Sergeant Webb heard a dispatch that another officer had spotted the suspect vehicle. Webb joined the pursuit and drove directly alongside the car for about one-half mile. He pulled his pistol, turned the dome light on, and directed a spotlight into the car where he saw two black men. The passenger had four gold teeth and looked directly at Webb. The passenger was wearing a three-quarter length black coat. Uresti and Webb saw the two men exit the car in opposite directions while it was still running.
After four hours of searching for the suspects, at approximately 9:00 a.m., Webb returned to the place the car crashed and found the passenger standing in the roadway. His shoes were wet and he was wearing the black leather coat, which had mud and water stains. The passenger gave a false name when he was apprehended. Webb identified appellant as the passenger.
Lieutenant Chapman also responded to the burglary call. When he arrived at the store, he found that someone had pulled items off the shelves, leaving wires hanging. At trial he identified State’s Exhibit 9, a photograph, as depicting the Radio Shack shelves with hanging wires and identified a Realistic V.C.R. on the floor. Chapman went to the place where the car crashed and saw three or four Realistic V.C.R.’s and a Realistic television on the car’s rear floorboard. He identified State’s Exhibit 5, a photograph showing four Y.C.R.’s and a television, as depicting the same equipment he saw in the car.
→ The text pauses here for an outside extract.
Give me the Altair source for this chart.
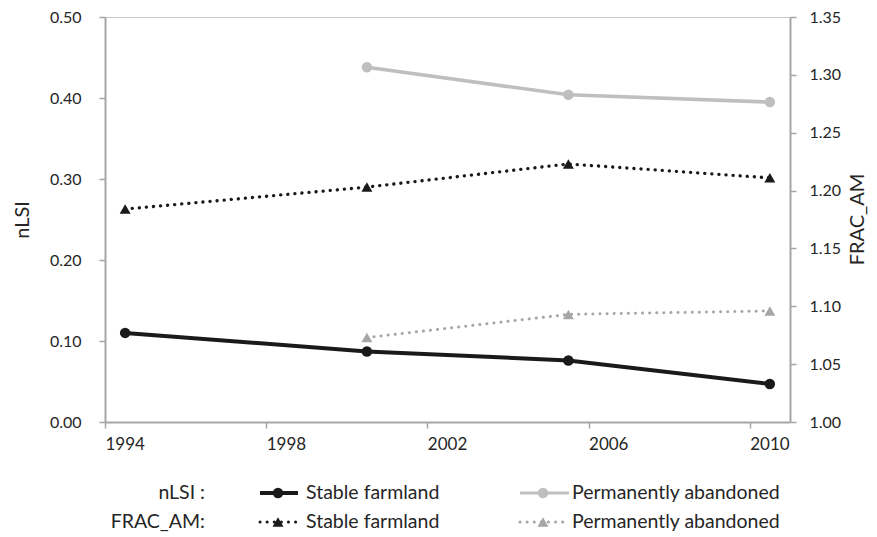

Bob Feagin, the Houston Regional Loss Prevention Manager for Radio Shack, testified that the store was not open for business when the burglary occurred and appellant did not have permission to enter the store. Electronic equipment valued at approximately $1,000.00 was taken and the stolen items included one television and four Y.C.R.’s. Feagin testified that State’s Exhibit 5, a photograph of the four V.C. R.’s and television recovered from the car, depicted products sold by Radio Shack and the items appeared to be the same type of items taken from the store.
Feagin testified he knew the equipment was stolen by reviewing the loss and damage report filed by the store manager. When he attempted to describe the equipment by referring to the loss and damage report, defense counsel objected on hearsay grounds. The court overruled the objection and Feagin testified regarding the type, number, brand and description of the property taken.
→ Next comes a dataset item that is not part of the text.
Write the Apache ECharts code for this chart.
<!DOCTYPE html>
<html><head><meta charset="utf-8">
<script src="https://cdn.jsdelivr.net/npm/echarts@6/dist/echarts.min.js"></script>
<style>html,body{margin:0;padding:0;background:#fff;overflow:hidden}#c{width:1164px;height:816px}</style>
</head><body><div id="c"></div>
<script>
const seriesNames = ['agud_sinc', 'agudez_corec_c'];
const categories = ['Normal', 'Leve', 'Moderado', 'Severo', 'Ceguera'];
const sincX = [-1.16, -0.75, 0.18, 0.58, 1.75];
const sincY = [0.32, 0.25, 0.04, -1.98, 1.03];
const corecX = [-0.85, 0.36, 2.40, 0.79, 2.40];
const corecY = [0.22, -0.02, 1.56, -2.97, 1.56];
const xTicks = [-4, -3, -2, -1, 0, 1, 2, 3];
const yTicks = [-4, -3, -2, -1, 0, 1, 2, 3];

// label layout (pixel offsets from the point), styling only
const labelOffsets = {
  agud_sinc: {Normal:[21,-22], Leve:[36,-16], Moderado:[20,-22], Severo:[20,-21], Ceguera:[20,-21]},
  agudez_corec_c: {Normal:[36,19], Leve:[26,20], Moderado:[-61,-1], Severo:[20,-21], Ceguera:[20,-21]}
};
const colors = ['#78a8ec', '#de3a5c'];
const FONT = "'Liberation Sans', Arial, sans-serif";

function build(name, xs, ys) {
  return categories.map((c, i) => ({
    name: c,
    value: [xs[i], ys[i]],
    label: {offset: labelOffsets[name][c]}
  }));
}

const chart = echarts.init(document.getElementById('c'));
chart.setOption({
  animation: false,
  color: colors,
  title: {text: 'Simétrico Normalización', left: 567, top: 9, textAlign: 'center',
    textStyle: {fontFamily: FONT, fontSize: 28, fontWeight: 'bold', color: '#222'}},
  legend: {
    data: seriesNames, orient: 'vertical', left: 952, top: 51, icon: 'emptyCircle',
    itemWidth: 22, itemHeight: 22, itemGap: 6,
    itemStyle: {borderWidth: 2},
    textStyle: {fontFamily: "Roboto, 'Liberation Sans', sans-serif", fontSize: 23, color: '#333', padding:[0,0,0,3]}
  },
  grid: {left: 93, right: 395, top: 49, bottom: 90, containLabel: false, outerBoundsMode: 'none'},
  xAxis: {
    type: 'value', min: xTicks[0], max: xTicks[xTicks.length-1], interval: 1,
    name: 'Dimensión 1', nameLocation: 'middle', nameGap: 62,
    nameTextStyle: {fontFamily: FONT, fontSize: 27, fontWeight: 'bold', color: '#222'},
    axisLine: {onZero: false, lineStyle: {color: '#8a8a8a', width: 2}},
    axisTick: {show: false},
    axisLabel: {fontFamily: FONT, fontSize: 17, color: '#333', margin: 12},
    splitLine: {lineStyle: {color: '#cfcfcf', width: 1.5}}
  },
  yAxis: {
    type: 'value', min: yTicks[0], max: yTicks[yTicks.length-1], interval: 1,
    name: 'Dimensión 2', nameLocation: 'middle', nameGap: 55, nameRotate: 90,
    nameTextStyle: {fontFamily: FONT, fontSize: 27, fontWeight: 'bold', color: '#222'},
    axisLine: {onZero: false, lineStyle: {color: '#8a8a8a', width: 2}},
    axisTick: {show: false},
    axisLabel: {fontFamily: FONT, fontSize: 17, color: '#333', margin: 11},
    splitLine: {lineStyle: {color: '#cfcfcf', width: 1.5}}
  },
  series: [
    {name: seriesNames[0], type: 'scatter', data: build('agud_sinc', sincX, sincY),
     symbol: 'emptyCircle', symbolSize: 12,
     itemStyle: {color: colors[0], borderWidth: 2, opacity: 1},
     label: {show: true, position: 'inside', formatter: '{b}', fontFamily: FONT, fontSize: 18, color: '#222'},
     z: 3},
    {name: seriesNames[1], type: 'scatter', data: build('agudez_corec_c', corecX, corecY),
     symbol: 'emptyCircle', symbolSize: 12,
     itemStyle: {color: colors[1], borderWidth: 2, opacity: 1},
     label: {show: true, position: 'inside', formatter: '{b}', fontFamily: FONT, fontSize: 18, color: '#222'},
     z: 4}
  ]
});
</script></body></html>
On appeal, appellant argued that the evidence was insufficient to show that the equipment recovered from the car was in the Radio Shack before the burglary or *400was removed during the burglary. He cited York v. State, 511 S.W.2d 517 (Tex.Cr.App.1974), for the rule that the State must prove property is the identical property taken from the theft scene if it relies upon possession of recently stolen property to support the conviction.
The Court of Appeals reviewed the evidence and found that although Radio Shack sells Realistic brand equipment, Feagin was “fairly certain” that some equipment was taken from the store, and the photographs introduced depicted equipment sold by Radio Shack, the proof did not show that the items found in the car were the identical items taken in the theft. The court also found that the evidence was insufficient because Yates did not identify the persons in the store or in the car, and because a time lapse long enough to permit someone to enter or exit the car occurred between when Yates lost the car and Slow-ik located it again. Last, the court observed that Yates saw three people in the car and only two exited before it crashed. The Court of Appeals held the evidence insufficient and sustained appellant’s second and third points of error.1
In its petition, the State argues that the evidence shows appellant was in a car trying to evade arrest, the car contained goods of the exact type, number, brand and description as those taken in the theft a short time after and a short distance from the scene of the burglary. The evidence also shows appellant evaded arrest and gave a false name when he was arrested. The State claims that the Court of Appeals substituted its judgment for that of the jury. According to the State, the Court of Appeals incorrectly premised its finding of insufficient evidence on the State’s failure to prove that the stolen property and the recovered property were the same, when it should have considered what the State did introduce, citing Chambers v. State, 711 S.W.2d 240 (Tex.Cr.App.1986).
In its brief, the State claims that the Court of Appeals improperly failed to consider the hearsay evidence regarding the loss and damage report. According to this Court’s decision in Deason v. State, 786 S.W.2d 711 (Tex.Cr.App.1990), the State claims that the appellate court should have considered all the evidence, not just the evidence properly admitted.
The Court of Appeals properly stated the standard of review applicable to cases involving circumstantial evidence: the evidence must be viewed in the light most favorable to the verdict to determine whether any rational trier of fact could have found the essential elements of the offense beyond a reasonable doubt. Jackson v. Virginia, 443 U.S. 307, 99 S.Ct. 2781, 61 L.Ed.2d 560 (1979). See also Deason, supra, and Moreno v. State, 755 S.W.2d 866 (Tex.Cr.App.1988). In applying this standard, we determine whether the evidence viewed in the light favorable to the verdict excludes every reasonable hypothesis except the defendant’s guilt. See Carlson v. State, 654 S.W.2d 444 (Tex.Cr.App.1983), and Burks v. State, 693 S.W.2d 932 (Tex.Cr.App.1985). The appellate court must consider all of the evidence presented, whether properly or improperly admitted. Deason, supra at 716 and cases cited therein.2
The record shows the following: Feagin stated that four V.C.R.’s and a television were taken from the Radio Shack and identified the four V.C.R.’s and television depicted in State’s Exhibit 5 as the same type of items taken. The descriptions matched as to total number of items taken, specific number of each item taken, *401brand names and specific description. Viewing this evidence in the light most favorable to the verdict, we find the evidence sufficient to establish that the equipment recovered from the car was the same equipment taken from the store. See and compare Nichols v. State, 479 S.W.2d 277 (Tex.Cr.App.1972) (The State presented no evidence to establish what the arresting officer did with the property found in the defendant’s possession, or that the property identified at the police department was the same as that found in the defendant’s possession).
The record also shows the following. Yates saw two men run from the store carrying something and get into a car. A few minutes later police located a car matching the given description near the store and a short chase ensued. One officer identified appellant as a passenger in the car. Shortly thereafter, two males jumped from the car while it was still moving. After the car crashed, police found the stolen property in the car. About four hours later police found appellant near where the car crashed. Appellant gave officers a false name. He was wearing clothing similar to that described by the officers. We find that this evidence is sufficient to show that appellant committed the offense.3
Accordingly, the judgment of the Court of Appeals holding that the evidence is insufficient and ordering an acquittal is set aside. The cause is remanded to the Court of Appeals.